Anguiano is recognized as part of the celebrated “Third Generation” of post-revolutionary Mexican painters, together with Juan O’Gorman, Jorge González Camarena, José Chávez Morado, Alfredo Zalce, Jesús Guerrero Galván, and Julio Castellanos. This generation was distinguished by its unorthodox spirit and strong engagement with both political and artistic discourse, while still honoring certain classical traditions. His work stands as a vivid expression of its era, imbued with an unmistakably Mexican identity and a profound connection to his people. This sensibility is evident not only in his murals, but also across his canvases, etchings, pencil and ink drawings, lithographs, illustrations, and later explorations in sculpture and ceramics.
Without ever compromising his individuality or cultural heritage—yet never allowing them to confine him—Anguiano embraced the principles of modern art, elevating his work to a universal and enduring significance. Anguiano held his first solo exhibition, Raúl Anguiano and Máximo Pacheco, at the Palace of Fine Arts in Mexico City in 1935.
In 1940, he participated in the landmark collective exhibition Twenty Centuries of Mexican Art. These early achievements were followed by more than one hundred exhibitions across Cuba, Chile, Colombia, Brazil, the United States, France, Italy, the former Soviet Union, Israel, Germany, and Japan. Among his later notable presentations were a series of four color lithographs exhibited at the Hall of Graphic Arts SAGA 88 in Paris between 1989 and 1990, and the retrospective Anguiano’s Graphic Works (1938–1940) at the National Print Museum in Mexico City in 1990.

During the 1980s, many artists living in Mexico began to seek new alternatives to the forms of expression that had dominated Mexican art of the 1960s and 1970s, especially international trends such as abstraction. A number of painters sought to evoke dream-like fantasy in their art, creating vibrant and symbolic images which often integrated traditional elements of Mexican iconography.

Principal among these artists was a re-interpretation of Mexican identity, as well as the intense inward scrutiny of the artists’ individuality.

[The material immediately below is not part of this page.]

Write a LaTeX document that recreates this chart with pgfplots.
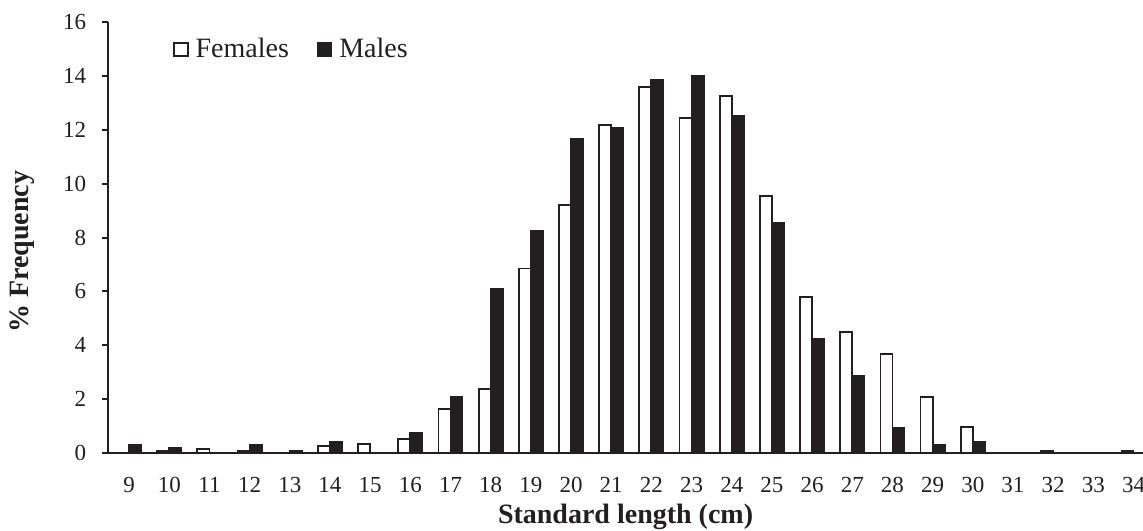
\documentclass[border=0pt]{standalone}
\usepackage{fontspec}
\setmainfont{Liberation Serif}
\usepackage{pgfplots}
\pgfplotsset{compat=1.18}
\definecolor{ink}{RGB}{35,31,32}

\begin{document}
\begin{tikzpicture}
\pgfplotsset{sqlegend/.style={legend image code/.code={\draw[##1, line width=0.9pt] (0pt,-3.4pt) rectangle (6.8pt,3.4pt);}}}
\begin{axis}[
  at={(0pt,0pt)}, anchor=south west,
  scale only axis, width=522.8pt, height=215.5pt,
  xmin=8.475, xmax=34.5, ymin=0, ymax=16,
  axis lines=left, axis line style={-, draw=ink, line width=1pt},
  xtick={9,...,34}, ytick={0,2,...,16},
  xtick style={draw=none},
  ytick style={draw=ink, line width=1pt},
  tick align=outside, major tick length=3pt,
  /pgf/number format/assume math mode=true,
  tick label style={font=\fontsize{11.5}{13}\selectfont, text=ink},
  xticklabel style={yshift=-5.5pt},
  yticklabel style={xshift=-4.4pt},
  xlabel={\textbf{Standard length (cm)}},
  ylabel={\textbf{\% Frequency}},
  label style={font=\fontsize{14}{16}\selectfont, text=ink},
  xlabel style={at={(axis description cs:0.495,-0.1631)}, anchor=base},
  ylabel style={at={(axis description cs:-0.0762,0.467)}, anchor=base},
  legend style={at={(axis description cs:0.062,0.936)}, anchor=west,
    draw=none, fill=none, inner sep=0pt,
    font=\fontsize{14}{16}\selectfont, text=ink,
    /tikz/column 1/.style={column sep=1.5pt},
    /tikz/column 2/.style={column sep=12pt},
    /tikz/column 3/.style={column sep=1.5pt}},
  legend columns=2,
  legend cell align=left,
]
% Females
\addplot[ybar, bar width=0.3, bar shift=-0.15, fill=white, draw=ink, line width=0.9pt, sqlegend] coordinates {
  (10,0.08)(11,0.15)(12,0.08)(14,0.26)(15,0.33)(16,0.51)(17,1.63)(18,2.37)
  (19,6.85)(20,9.22)(21,12.18)(22,13.59)(23,12.44)(24,13.25)(25,9.55)(26,5.79)
  (27,4.49)(28,3.67)(29,2.09)(30,0.98)(32,0.08)(34,0.08)
};
\addlegendentry{Females}
% Males
\addplot[ybar, bar width=0.3, bar shift=0.15, fill=ink, draw=ink, line width=0.9pt, sqlegend] coordinates {
  (9,0.30)(10,0.20)(12,0.30)(13,0.08)(14,0.42)(16,0.73)(17,2.07)(18,6.09)
  (19,8.26)(20,11.66)(21,12.07)(22,13.85)(23,14.01)(24,12.50)(25,8.56)(26,4.24)
  (27,2.87)(28,0.94)(29,0.30)(30,0.42)
};
\addlegendentry{Males}
\end{axis}
\pgfresetboundingbox
\path[use as bounding box] (-54pt,-38.5pt) rectangle (517.5pt,226.5pt);
\end{tikzpicture}
\end{document}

Issues of gender –i.e., feminism and personal solutions to the socio-political role of the artists in a developing nation, were manifested in much of the work during this intense period.

 

Today, thanks to dynamic artists, galleries and patrons and the globalization of the world art scene, contemporary Mexican art is reaching galleries the world over. Mexico City has become an international art hot spot, while other cities such as Monterrey, Oaxaca, Mazatlán and Guadalajara also have thriving art scenes. Mexican artists attempt to interpret the uncertainties of the 21st century in diverse ways. The pendulum has swung away from abstraction to hyper-representation, photorealism, installations, video and street art.

 

Some describe the scene in Mexico City in terms of a boom or an explosion. But the truth is that art has thrived there for a century — from the great muralists like Diego Rivera in the 1920s; via the abstract painters of the Ruptura movement in the 1950s; and the conceptually-inclined ‘Friday Workshop’ artists in the 1990s; through to today. What has changed in the past two decades is the artistic infrastructure. A rich gallery sector and fairs such as Zona Maco have emerged, thanks to a fast-growing collector base.

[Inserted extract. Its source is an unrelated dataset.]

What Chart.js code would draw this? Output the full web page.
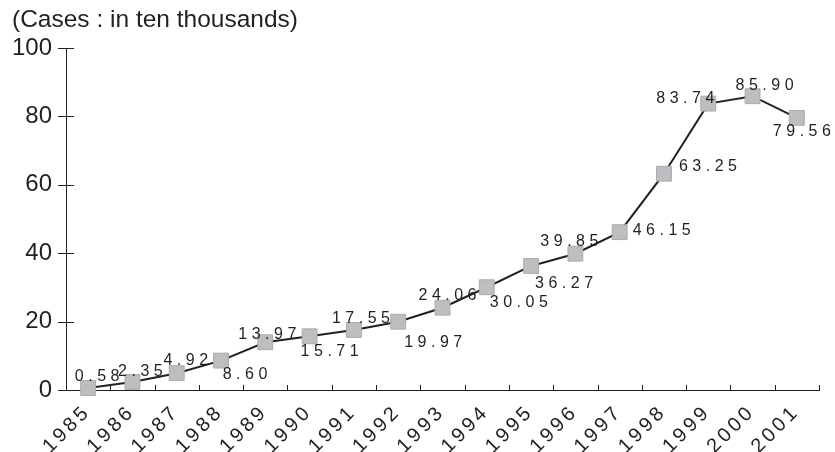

Political stability and economic prosperity are key factors here. The capital has been immune to the drug-related violence that afflicts much of the rest of Mexico. Incomes have also risen steadily since the country signed NAFTA (the North American Free Trade Agreement) with Canada and the US in 1994. Economists predict Mexico will have the world’s fifth-biggest economy by 2050.

One of Mexico City’s strengths is that the rules of the art game are less fixed here than they are in more established art centers. The focus in this city, for a long time, used to be on traditional work in traditional places… Awareness of contemporary art has developed [only relatively recently — which] has allowed more room for experimentation, the unstructured and the unexpected, combined with the international connectivity brought by the internet, which has let Mexicans plug into art-world trends and discourse like never before.


No discussion of culture in Mexico City is complete without mention of its museums: there are more than 150 in total, surpassing every city on Earth, bar London. The National Museum of Anthropology is a must for any visitor, though the biggest change on the landscape has been the recent building of new art museums. The standouts from the past dozen years include the Soumaya Museum (showing the collection of Mexican telecoms magnate Carlos Slim); the Jumex Museum (housing the art of businessman Eugenio López Alonso); and Museo Universitario Arte Contemporaneo (MUAC), with its collection of mainly Mexican art from 1952 onwards.